Li recentemente O sermos mundo, escrito por Mia Couto no livro Pensamentos, que quero compartilhar com vocês. Escreve o autor:
Numa conferencia em que este ano participei na Europa, alguém me perguntou: o que é, para si, ser africano?
E eu lhe perguntei, de volta: E para si, o que é ser europeu?
Ele não sabia responder. Também ninguém sabe exatamente o que é africanidade. Neste domínio há muita bugiganga, muito folclore. Há alguns que dizem o o “tipicamente africano” é aquele ou aquilo que tem um peso espiritual maior. Ouvi alguém dizer que nós, africanos, somos diferentes dos outros porque damos muito valor à nossa cultura. Um africanista numa conferencia em Praga disse que o que media a africanidade era um conceito chamado “ubuntu”. E que esse conceito diz que “eu sou os outros”.
Ora todos estes pressupostos me parecem vagos e difusos, tudo isto surge porque se toma como substância aquilo que é histórico.
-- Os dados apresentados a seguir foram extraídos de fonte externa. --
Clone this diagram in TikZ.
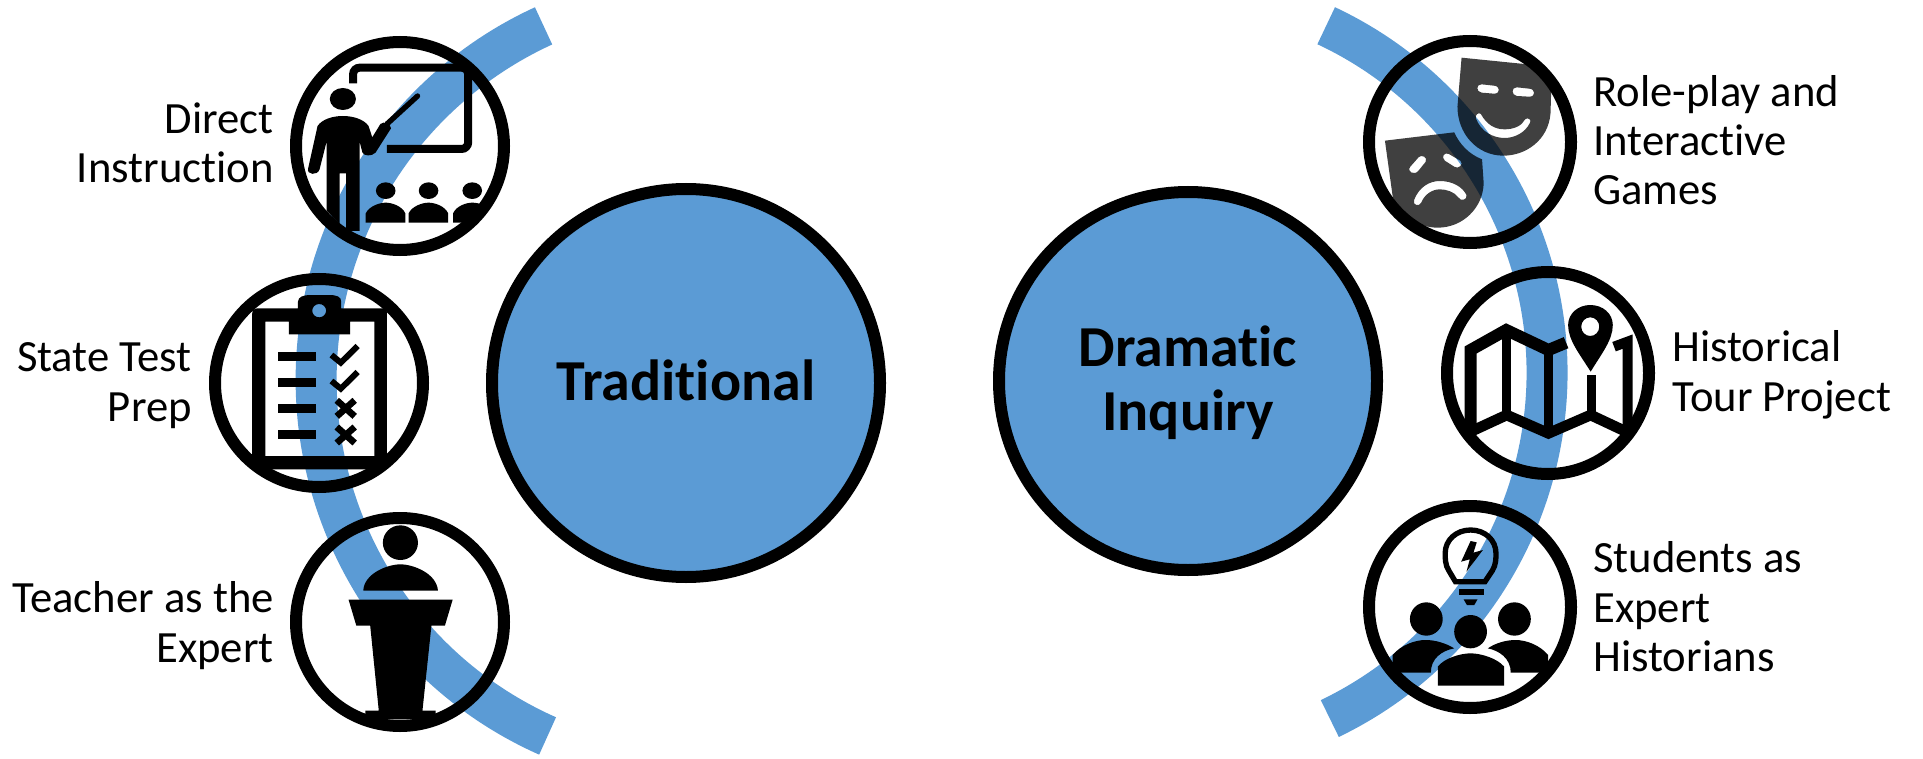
\documentclass[tikz,border=0pt]{standalone}
\usepackage{fontspec}
\setmainfont[Ligatures=NoCommon]{Carlito}
\begin{document}
\begin{tikzpicture}[x=0.75pt,y=-0.75pt,
  cropL/.style={x=0.30612pt,y=-0.25pt},
  cropR/.style={x=0.30738pt,y=-0.25pt},
  band/.style={draw=bandblue,line width=30.75pt,line cap=butt},
  bigdisc/.style={circle,draw=black,fill=bandblue,line width=9pt,inner sep=0pt,font=\fontsize{43.5}{48}\selectfont\bfseries,align=center},
  ringA/.style={circle,draw=black,line width=9pt,inner sep=0pt,minimum size=156pt},
  ringB/.style={circle,draw=black,line width=9pt,inner sep=0pt,minimum size=151.5pt},
  lab/.style={font=\fontsize{33.5}{37.1}\selectfont,inner sep=0pt},
  labL/.style={lab,align=right,anchor=base east},
  labR/.style={lab,align=left,anchor=base west},
  ink/.style={fill=black,draw=none},
  inkeo/.style={fill=black,draw=none,even odd rule},
  mask/.style={fill=black,fill opacity=.75,draw=none,even odd rule},
  stroke/.style={draw=black,line cap=butt,line join=miter},
]
\definecolor{bandblue}{HTML}{5B9BD5}
\useasboundingbox (0,0) rectangle (1923,759);
% bands
\draw[band] (705.7,380) ++(113.95:389.5) arc[start angle=113.95,end angle=245.4,radius=389.5];
\draw[band] (1163.5,373) ++(64.3:383.5) arc[start angle=64.3,end angle=-64.9,radius=383.5];
% main discs
\node[bigdisc,minimum size=291pt,text height=25.5pt,text depth=0pt] (trad) at (686,383) {Traditional};
\node[bigdisc,minimum size=283.5pt] (drama) at (1188,381) {\rule{0pt}{33pt}Dramatic\\Inquiry};
% rings
\node[ringA] (direct) at (400,146) {};
\node[ringA] (state) at (319,383) {};
\node[ringA] (expert) at (400,622) {};
\node[ringB] (role) at (1470,142) {};
\node[ringB] (tour) at (1548,373) {};
\node[ringB] (hist) at (1470,607) {};
% labels (anchored on the baseline of their last line)
\node[labL] (ldirect) at (274,183) {Direct\\Instruction};
\node[labL] (lstate) at (192,421) {State Test\\Prep};
\node[labL] (lexpert) at (274,662) {Teacher as the\\Expert};
\node[labR] (lrole) at (1593,205) {Role-play and\\Interactive\\Games};
\node[labR] (ltour) at (1672,411) {Historical\\Tour Project};
\node[labR] (lhist) at (1593,671.5) {Students as\\Expert\\Historians};
% teacher and class icon
\begin{scope}[cropL]
  \draw[stroke,line width=6pt,rounded corners=5pt] (865,250) -- (865,203) -- (1147,203) -- (1147,447) -- (948,447);
  \fill[ink] (840,297) ellipse[x radius=32,y radius=33];
  \fill[ink] (778,378) .. controls (800,338) and (880,338) .. (903,378) -- (912,412) -- (932,372) .. controls (940,362) and (958,372) .. (958,385) -- (920,458) .. controls (910,470) and (892,468) .. (888,458) -- (881,425) -- (881,693) -- (848,693) -- (848,520) -- (832,520) -- (832,672) -- (800,632) -- (800,425) -- (783,508) .. controls (778,528) and (750,525) .. (755,505) -- cycle;
  \draw[line width=4pt,line cap=round] (948,372) -- (1023,288);
  \foreach \cx in {945,1050,1157} \fill[ink] (\cx,572) ellipse[x radius=24,y radius=25];
  \foreach \cx in {945,1050} \fill[ink] (\cx-49,668) -- (\cx-49,640) .. controls (\cx-40,618) and (\cx-15,608) .. (\cx,608) .. controls (\cx+15,608) and (\cx+40,618) .. (\cx+48,640) -- (\cx+48,668) -- cycle;
  \fill[ink] (1110,668) -- (1110,640) .. controls (1118,618) and (1142,608) .. (1157,608) .. controls (1165,608) and (1175,610) .. (1185,616) -- (1140,668) -- cycle;
  % clipboard
  \fill[inkeo] (630,925) -- (730,925) -- (730,905) .. controls (730,890) and (745,885) .. (760,885) -- (806,885) .. controls (825,885) and (836,890) .. (836,905) -- (836,925) -- (935,925) .. controls (943,925) and (948,930) .. (948,940) -- (948,1395) -- (935,1408) -- (632,1408) -- (618,1395) -- (618,940) .. controls (618,930) and (623,925) .. (630,925) -- cycle
    (650,965) -- (708,965) -- (708,1003) -- (858,1003) -- (858,965) -- (917,965) -- (917,1368) -- (650,1368) -- cycle
    (782,932) ellipse[x radius=17,y radius=20];
  \foreach \yy in {1055,1133,1212,1290} \fill[ink] (682,\yy) rectangle (773,\yy+27);
  \draw[stroke,line width=4.5pt] (812,1065) -- (835,1088) -- (876,1038);
  \draw[stroke,line width=4.5pt] (812,1143) -- (835,1166) -- (876,1116);
  \foreach \yy in {1225,1305} \draw[stroke,line width=5pt] (825,\yy-24) -- (869,\yy+24) (869,\yy-24) -- (825,\yy+24);
\end{scope}
% speaker at podium icon
\begin{scope}[shift={(0,380)},cropL]
  \fill[ink] (981,488) ellipse[x radius=43,y radius=52];
  \fill[ink] (890,632) .. controls (892,580) and (950,553) .. (981,553) .. controls (1012,553) and (1070,580) .. (1073,632) -- cycle;
  \fill[ink] (854,659) -- (1109,659) -- (1090,737) -- (1057,737) -- (1035,992) -- (1067,992) -- (1067,1018) -- (895,1018) -- (895,992) -- (928,992) -- (907,737) -- (873,737) -- cycle;
\end{scope}
% theatre masks icon
\begin{scope}[shift={(1280,0)},cropR]
  \fill[mask] (443,173) -- (620,195) -- (662,260) -- (660,340) .. controls (655,420) and (600,467) .. (545,467) .. controls (480,467) and (433,400) .. (433,320) -- cycle
    (492,253) -- (522,257) .. controls (538,258) and (538,282) .. (522,281) -- (492,278) .. controls (478,276) and (478,252) .. (492,253) -- cycle
    (578,262) -- (608,266) .. controls (624,267) and (624,291) .. (608,290) -- (578,288) .. controls (564,286) and (564,261) .. (578,262) -- cycle
    (490,342) .. controls (505,375) and (525,388) .. (548,388) .. controls (570,388) and (590,378) .. (598,358) .. controls (604,350) and (615,360) .. (610,368) .. controls (598,400) and (570,414) .. (548,414) .. controls (520,414) and (490,395) .. (478,355) .. controls (475,345) and (485,335) .. (490,342) -- cycle;
  \fill[mask] (256,422) -- (425,397) .. controls (438,432) and (460,462) .. (493,478) -- (497,550) .. controls (495,625) and (445,683) .. (385,683) .. controls (340,683) and (290,650) .. (275,590) -- cycle
    (338,472) -- (318,500) .. controls (308,515) and (328,528) .. (338,512) -- (355,486) .. controls (362,472) and (345,462) .. (338,472) -- cycle
    (412,462) -- (440,482) .. controls (450,492) and (435,510) .. (425,500) -- (402,482) .. controls (392,470) and (402,455) .. (412,462) -- cycle
    (327,600) .. controls (340,560) and (365,543) .. (390,543) .. controls (420,543) and (445,560) .. (455,585) .. controls (458,600) and (440,605) .. (435,592) .. controls (425,575) and (405,568) .. (390,568) .. controls (370,568) and (352,585) .. (345,607) .. controls (340,622) and (322,615) .. (327,600) -- cycle;
  % map icon
  \draw[stroke,line width=9pt] (465,1295) -- (465,1050) -- (552,990) -- (655,1050) -- (698,1028);
  \draw[stroke,line width=8pt] (465,1295) -- (553,1245) -- (655,1300) -- (758,1245) -- (848,1297);
  \draw[stroke,line width=7pt] (553,985) -- (553,1245);
  \draw[stroke,line width=7pt] (655,1050) -- (655,1300);
  \draw[stroke,line width=7pt] (760,1125) -- (760,1245);
  \draw[stroke,line width=7.5pt] (815,1040) -- (848,1025) -- (848,1297);
  \fill[inkeo] (758,1115) .. controls (730,1060) and (703,1020) .. (703,975) .. controls (703,940) and (728,915) .. (757,915) .. controls (787,915) and (812,940) .. (812,975) .. controls (812,1020) and (785,1060) .. (758,1115) -- cycle
    (757,980) ellipse[x radius=22,y radius=28];
\end{scope}
% students with idea icon
\begin{scope}[shift={(1280,380)},cropR]
  \draw[stroke,line width=4pt] (428,605) -- (412,572) .. controls (403,555) and (403,535) .. (403,520) .. controls (403,480) and (430,450) .. (465,450) .. controls (500,450) and (527,480) .. (527,520) .. controls (527,535) and (527,555) .. (518,572) -- (500,605) -- cycle;
  \fill[ink] (437,627) rectangle (497,645);
  \fill[ink] (448,658) -- (482,658) -- (474,675) -- (456,675) -- cycle;
  \fill[ink] (465,483) -- (442,545) -- (463,538) -- (455,575) -- (495,510) -- (472,518) -- (480,487) -- cycle;
  \fill[ink] (357,717) ellipse[x radius=40,y radius=50];
  \fill[ink] (572,717) ellipse[x radius=40,y radius=50];
  \fill[ink] (465,755) ellipse[x radius=40,y radius=50];
  \fill[ink] (385,917) -- (385,860) .. controls (400,835) and (440,820) .. (465,820) .. controls (490,820) and (530,835) .. (547,860) -- (547,917) -- cycle;
  \fill[ink] (275,878) -- (275,825) .. controls (295,795) and (330,780) .. (355,780) .. controls (380,780) and (405,790) .. (425,805) .. controls (395,812) and (368,835) .. (368,878) -- cycle;
  \fill[ink] (654,878) -- (654,825) .. controls (634,795) and (600,780) .. (575,780) .. controls (550,780) and (525,790) .. (507,805) .. controls (535,812) and (563,835) .. (563,878) -- cycle;
\end{scope}
\end{tikzpicture}
\end{document}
As definições apressadas da africanidade assentam numa base exótica, como se os africanos fossem particularmente diferentes dos outros, ou como se as suas diferenças fossem o resultado de um dado de essência.
África não pode ser reduzida a uma entidade simples, fácil de entender. O nosso continente é feito de profunda diversidade e de complexas mestiçagens. Longas e irreversíveis que são um dos mais valiosos patrimônios do nosso continente. Quando mencionamos essas mestiçagens falamos com algum receio, como se o produto híbrido fosse qualquer coisa menos pura. Mas não existe pureza quando se fala da espécie humana. Não há economia atual que não se alicerce em trocas. Pois não há cultura humana que não se fundamente em profundas trocas de alma.